St John of God Murdoch Hospital has invested $2.5m to improve clinical outcomes for surgical patients by implementing the latest cutting-edge imaging technology, becoming the first private hospital in Western Australia to offer these systems.
The Olympus VISERA ELITE II System with 4K, 3D and Infrared surgical modes are designed to increase accuracy, speed and precision during surgery and have been made available in eight of the hospitals 16 theatres.
Seven of these are mobile, meaning they can be moved to each specialist theatre and one is fixed and offers 4K, 3D and Infrared (IR) capabilities.
The system offers different observation possibilities such as narrow band imaging and infrared imaging. Infrared imaging is particularly important for gynaecological oncology procedures such as sentinel lymph node mapping, colorectal liver metastases and biliary identification during laparoscopic cholecystectomy.
The hospital has also acquired an additional system – the Olympus 4K System.
The Olympus 4K surgical platform to be used for primary and revisional laparoscopic procedures, offers true 4K image quality at four times the resolution of Full HD and utilises a wider colour gamut (BT2020) with over one billion colour combinations allowing for greater accuracy, speed and precision during surgery.
Improved patient outcomes
Perioperative Services Manager Dave Ramsay said the two new systems will be used for a range of surgical procedures in the areas of Upper GI, Bariatric, Colorectal, General, Gynaecology, Cardio Thoracic and ENT.

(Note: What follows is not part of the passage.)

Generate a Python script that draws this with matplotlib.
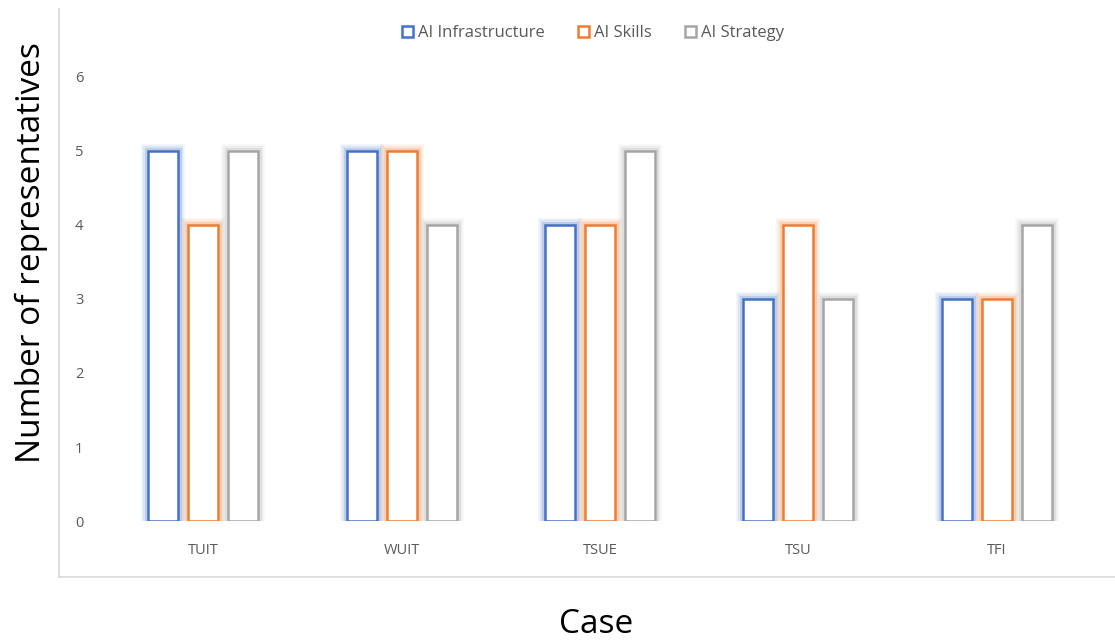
import numpy as np
import matplotlib
matplotlib.use("Agg")
import matplotlib.pyplot as plt
import matplotlib.patheffects as pe
from matplotlib.patches import Rectangle
from matplotlib.lines import Line2D

# ---------- data ----------
cases = ["TUIT", "WUIT", "TSUE", "TSU", "TFI"]
series = ["AI Infrastructure", "AI Skills", "AI Strategy"]
infrastructure = [5, 5, 4, 3, 3]
skills = [4, 5, 4, 4, 3]
strategy = [5, 4, 5, 3, 4]
yticks = [0, 1, 2, 3, 4, 5, 6]

colors = ["#4472C4", "#ED7D31", "#A5A5A5"]
values = [infrastructure, skills, strategy]

plt.rcParams["font.family"] = ["Open Sans", "DejaVu Sans"]

fig = plt.figure(figsize=(11.15, 6.41), dpi=100)
ax = fig.add_axes([0.0933, 0.1872, 0.8897, 0.6927])

x = np.arange(len(cases))
width = 0.151
step = 0.2015
for i, (vals, c) in enumerate(zip(values, colors)):
    bars = ax.bar(x + (i - 1) * step, vals, width, facecolor="white",
                  edgecolor=c, linewidth=1.8, label=series[i])
    # soft glow round each outline
    for b in bars:
        b.set_path_effects([
            pe.Stroke(linewidth=10, foreground=c, alpha=0.07),
            pe.Stroke(linewidth=7.5, foreground=c, alpha=0.12),
            pe.Stroke(linewidth=5, foreground=c, alpha=0.2),
            pe.Normal(),
        ])

ax.set_xlim(-0.5, len(cases) - 0.5)
ax.set_ylim(0, 6)
ax.set_yticks(yticks)
ax.set_xticks(x)
ax.set_xticklabels(cases)
for s in ax.spines.values():
    s.set_visible(False)
ax.tick_params(axis="y", length=0, pad=15, labelsize=10.5, labelcolor="#595959")
ax.tick_params(axis="x", length=0, pad=16, labelsize=10.5, labelcolor="#595959")

fig.text(0.028, 0.606, "Number of representatives", rotation=90,
         ha="center", va="center", fontsize=24, color="black")
fig.text(0.5345, 0.026, "Case", ha="center", va="center", fontsize=24,
         color="black")

# chart-area border (left + bottom only visible)
fig.add_artist(Line2D([0.053, 0.053], [0.100, 0.986], color="#D9D9D9", lw=1.2))
fig.add_artist(Line2D([0.053, 1.0], [0.100, 0.100], color="#D9D9D9", lw=1.2))

handles = [Rectangle((0, 0), 1, 1, facecolor="white", edgecolor=c, lw=1.8)
           for c in colors]
fig.legend(handles, series, loc="center", bbox_to_anchor=(0.532, 0.948),
           ncol=3, frameon=False, fontsize=12, handlelength=0.65,
           handleheight=0.65, handletextpad=0.3, columnspacing=2.0,
           labelcolor="#595959")

fig.savefig("out.png", dpi=100)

“Having the cutting-edge laparoscopic systems in our theatres means surgeons have the ultimate view of their surgical field,” he said.
“As one surgeon aptly put it, it means they have a view of open surgery combined with the magnification of a telescope.”
CEO, Ben Edwards said investing in the latest technologies was imperative for patient care.
“We are proud to have such highly-skilled specialists using these cutting-edge technologies across the hospital and we will continue to invest in future medical technologies which support improved patient outcomes,” he said.